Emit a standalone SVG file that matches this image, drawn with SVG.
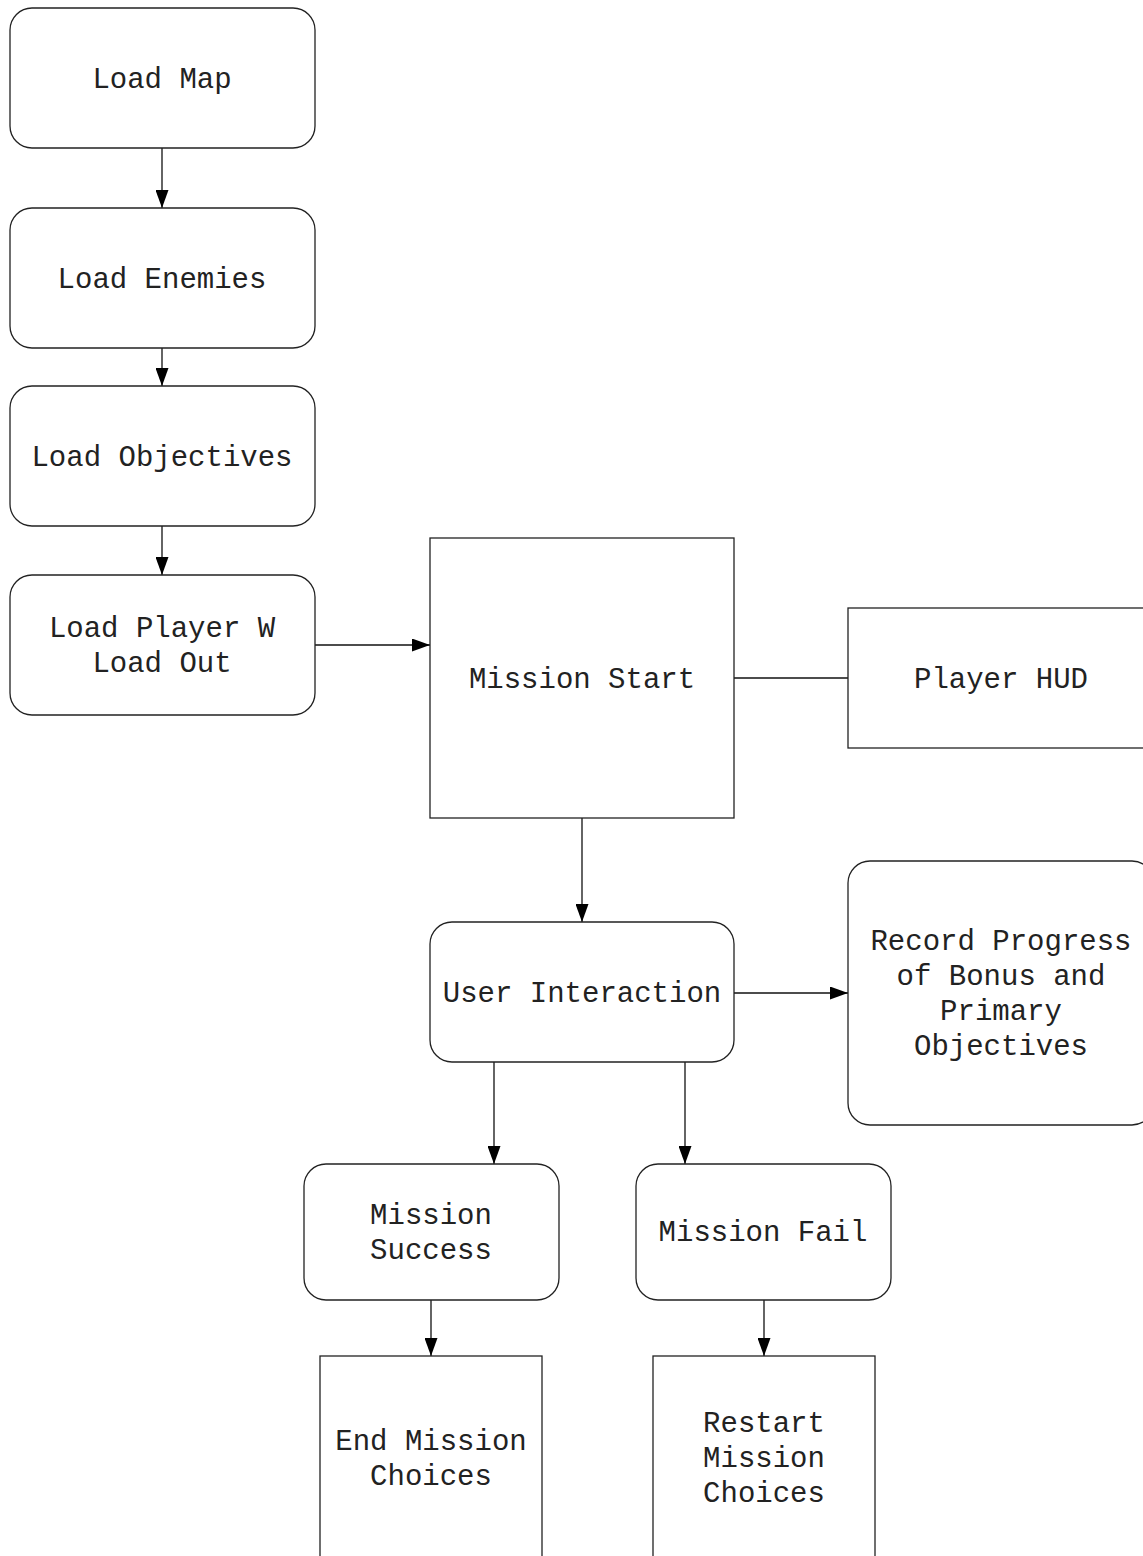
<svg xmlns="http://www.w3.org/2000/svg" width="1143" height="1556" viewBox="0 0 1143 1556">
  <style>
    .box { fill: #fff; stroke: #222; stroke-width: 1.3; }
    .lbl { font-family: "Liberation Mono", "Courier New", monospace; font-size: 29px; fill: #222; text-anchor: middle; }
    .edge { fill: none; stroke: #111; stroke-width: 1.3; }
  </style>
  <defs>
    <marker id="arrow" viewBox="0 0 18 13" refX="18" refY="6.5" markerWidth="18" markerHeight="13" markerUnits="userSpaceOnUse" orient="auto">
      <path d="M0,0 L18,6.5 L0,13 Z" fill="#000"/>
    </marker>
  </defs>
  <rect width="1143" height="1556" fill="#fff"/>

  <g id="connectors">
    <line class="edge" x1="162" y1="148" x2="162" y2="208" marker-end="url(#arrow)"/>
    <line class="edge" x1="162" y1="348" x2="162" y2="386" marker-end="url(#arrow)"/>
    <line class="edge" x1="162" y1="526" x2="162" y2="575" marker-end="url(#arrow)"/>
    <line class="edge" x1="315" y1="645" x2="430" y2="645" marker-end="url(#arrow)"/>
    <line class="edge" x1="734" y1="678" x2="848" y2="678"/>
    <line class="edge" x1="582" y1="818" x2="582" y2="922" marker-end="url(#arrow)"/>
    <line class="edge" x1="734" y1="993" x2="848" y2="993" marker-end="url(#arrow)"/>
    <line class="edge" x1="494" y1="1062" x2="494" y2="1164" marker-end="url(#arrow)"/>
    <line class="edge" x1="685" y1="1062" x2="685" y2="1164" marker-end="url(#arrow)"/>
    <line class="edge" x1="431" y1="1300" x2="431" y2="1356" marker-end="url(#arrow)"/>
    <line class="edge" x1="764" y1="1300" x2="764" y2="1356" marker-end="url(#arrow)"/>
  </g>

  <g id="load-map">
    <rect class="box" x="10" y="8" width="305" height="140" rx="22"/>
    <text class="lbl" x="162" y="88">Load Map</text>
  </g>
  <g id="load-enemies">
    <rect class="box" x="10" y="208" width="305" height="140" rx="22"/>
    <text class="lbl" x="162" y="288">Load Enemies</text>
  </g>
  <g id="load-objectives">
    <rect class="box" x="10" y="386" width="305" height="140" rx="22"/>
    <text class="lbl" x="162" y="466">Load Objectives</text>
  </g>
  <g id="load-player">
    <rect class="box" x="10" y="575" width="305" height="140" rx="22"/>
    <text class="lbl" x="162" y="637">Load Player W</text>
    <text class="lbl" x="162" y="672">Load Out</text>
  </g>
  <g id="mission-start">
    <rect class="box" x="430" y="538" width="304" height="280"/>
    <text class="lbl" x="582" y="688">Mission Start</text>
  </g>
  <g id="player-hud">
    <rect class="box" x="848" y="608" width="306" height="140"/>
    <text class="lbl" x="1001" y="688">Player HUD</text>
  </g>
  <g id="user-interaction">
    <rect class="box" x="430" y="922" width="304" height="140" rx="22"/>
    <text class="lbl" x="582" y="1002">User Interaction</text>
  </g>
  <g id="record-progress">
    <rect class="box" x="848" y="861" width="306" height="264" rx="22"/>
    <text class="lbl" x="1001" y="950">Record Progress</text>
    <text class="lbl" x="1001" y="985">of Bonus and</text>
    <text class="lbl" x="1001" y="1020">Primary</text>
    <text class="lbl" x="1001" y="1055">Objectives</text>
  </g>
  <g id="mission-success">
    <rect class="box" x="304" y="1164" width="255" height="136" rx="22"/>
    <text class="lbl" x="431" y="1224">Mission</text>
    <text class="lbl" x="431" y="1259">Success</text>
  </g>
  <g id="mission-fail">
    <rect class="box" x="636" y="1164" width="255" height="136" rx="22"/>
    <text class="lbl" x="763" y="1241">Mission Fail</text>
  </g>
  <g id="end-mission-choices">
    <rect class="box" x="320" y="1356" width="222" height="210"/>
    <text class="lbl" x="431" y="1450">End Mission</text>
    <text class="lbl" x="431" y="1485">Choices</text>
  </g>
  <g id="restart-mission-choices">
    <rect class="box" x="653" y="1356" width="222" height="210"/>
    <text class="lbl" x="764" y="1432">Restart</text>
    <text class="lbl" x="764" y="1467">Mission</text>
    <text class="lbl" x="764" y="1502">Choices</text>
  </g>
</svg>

::::::::::

Brief
Working from the material above, transcribe it exactly while omitting pictures.

Finished task
Emit a standalone SVG file that matches this image, drawn with SVG.
<svg xmlns="http://www.w3.org/2000/svg" width="1143" height="1556" viewBox="0 0 1143 1556">
  <style>
    .box { fill: #fff; stroke: #222; stroke-width: 1.3; }
    .lbl { font-family: "Liberation Mono", "Courier New", monospace; font-size: 29px; fill: #222; text-anchor: middle; }
    .edge { fill: none; stroke: #111; stroke-width: 1.3; }
  </style>
  <defs>
    <marker id="arrow" viewBox="0 0 18 13" refX="18" refY="6.5" markerWidth="18" markerHeight="13" markerUnits="userSpaceOnUse" orient="auto">
      <path d="M0,0 L18,6.5 L0,13 Z" fill="#000"/>
    </marker>
  </defs>
  <rect width="1143" height="1556" fill="#fff"/>

  <g id="connectors">
    <line class="edge" x1="162" y1="148" x2="162" y2="208" marker-end="url(#arrow)"/>
    <line class="edge" x1="162" y1="348" x2="162" y2="386" marker-end="url(#arrow)"/>
    <line class="edge" x1="162" y1="526" x2="162" y2="575" marker-end="url(#arrow)"/>
    <line class="edge" x1="315" y1="645" x2="430" y2="645" marker-end="url(#arrow)"/>
    <line class="edge" x1="734" y1="678" x2="848" y2="678"/>
    <line class="edge" x1="582" y1="818" x2="582" y2="922" marker-end="url(#arrow)"/>
    <line class="edge" x1="734" y1="993" x2="848" y2="993" marker-end="url(#arrow)"/>
    <line class="edge" x1="494" y1="1062" x2="494" y2="1164" marker-end="url(#arrow)"/>
    <line class="edge" x1="685" y1="1062" x2="685" y2="1164" marker-end="url(#arrow)"/>
    <line class="edge" x1="431" y1="1300" x2="431" y2="1356" marker-end="url(#arrow)"/>
    <line class="edge" x1="764" y1="1300" x2="764" y2="1356" marker-end="url(#arrow)"/>
  </g>

  <g id="load-map">
    <rect class="box" x="10" y="8" width="305" height="140" rx="22"/>
    <text class="lbl" x="162" y="88">Load Map</text>
  </g>
  <g id="load-enemies">
    <rect class="box" x="10" y="208" width="305" height="140" rx="22"/>
    <text class="lbl" x="162" y="288">Load Enemies</text>
  </g>
  <g id="load-objectives">
    <rect class="box" x="10" y="386" width="305" height="140" rx="22"/>
    <text class="lbl" x="162" y="466">Load Objectives</text>
  </g>
  <g id="load-player">
    <rect class="box" x="10" y="575" width="305" height="140" rx="22"/>
    <text class="lbl" x="162" y="637">Load Player W</text>
    <text class="lbl" x="162" y="672">Load Out</text>
  </g>
  <g id="mission-start">
    <rect class="box" x="430" y="538" width="304" height="280"/>
    <text class="lbl" x="582" y="688">Mission Start</text>
  </g>
  <g id="player-hud">
    <rect class="box" x="848" y="608" width="306" height="140"/>
    <text class="lbl" x="1001" y="688">Player HUD</text>
  </g>
  <g id="user-interaction">
    <rect class="box" x="430" y="922" width="304" height="140" rx="22"/>
    <text class="lbl" x="582" y="1002">User Interaction</text>
  </g>
  <g id="record-progress">
    <rect class="box" x="848" y="861" width="306" height="264" rx="22"/>
    <text class="lbl" x="1001" y="950">Record Progress</text>
    <text class="lbl" x="1001" y="985">of Bonus and</text>
    <text class="lbl" x="1001" y="1020">Primary</text>
    <text class="lbl" x="1001" y="1055">Objectives</text>
  </g>
  <g id="mission-success">
    <rect class="box" x="304" y="1164" width="255" height="136" rx="22"/>
    <text class="lbl" x="431" y="1224">Mission</text>
    <text class="lbl" x="431" y="1259">Success</text>
  </g>
  <g id="mission-fail">
    <rect class="box" x="636" y="1164" width="255" height="136" rx="22"/>
    <text class="lbl" x="763" y="1241">Mission Fail</text>
  </g>
  <g id="end-mission-choices">
    <rect class="box" x="320" y="1356" width="222" height="210"/>
    <text class="lbl" x="431" y="1450">End Mission</text>
    <text class="lbl" x="431" y="1485">Choices</text>
  </g>
  <g id="restart-mission-choices">
    <rect class="box" x="653" y="1356" width="222" height="210"/>
    <text class="lbl" x="764" y="1432">Restart</text>
    <text class="lbl" x="764" y="1467">Mission</text>
    <text class="lbl" x="764" y="1502">Choices</text>
  </g>
</svg>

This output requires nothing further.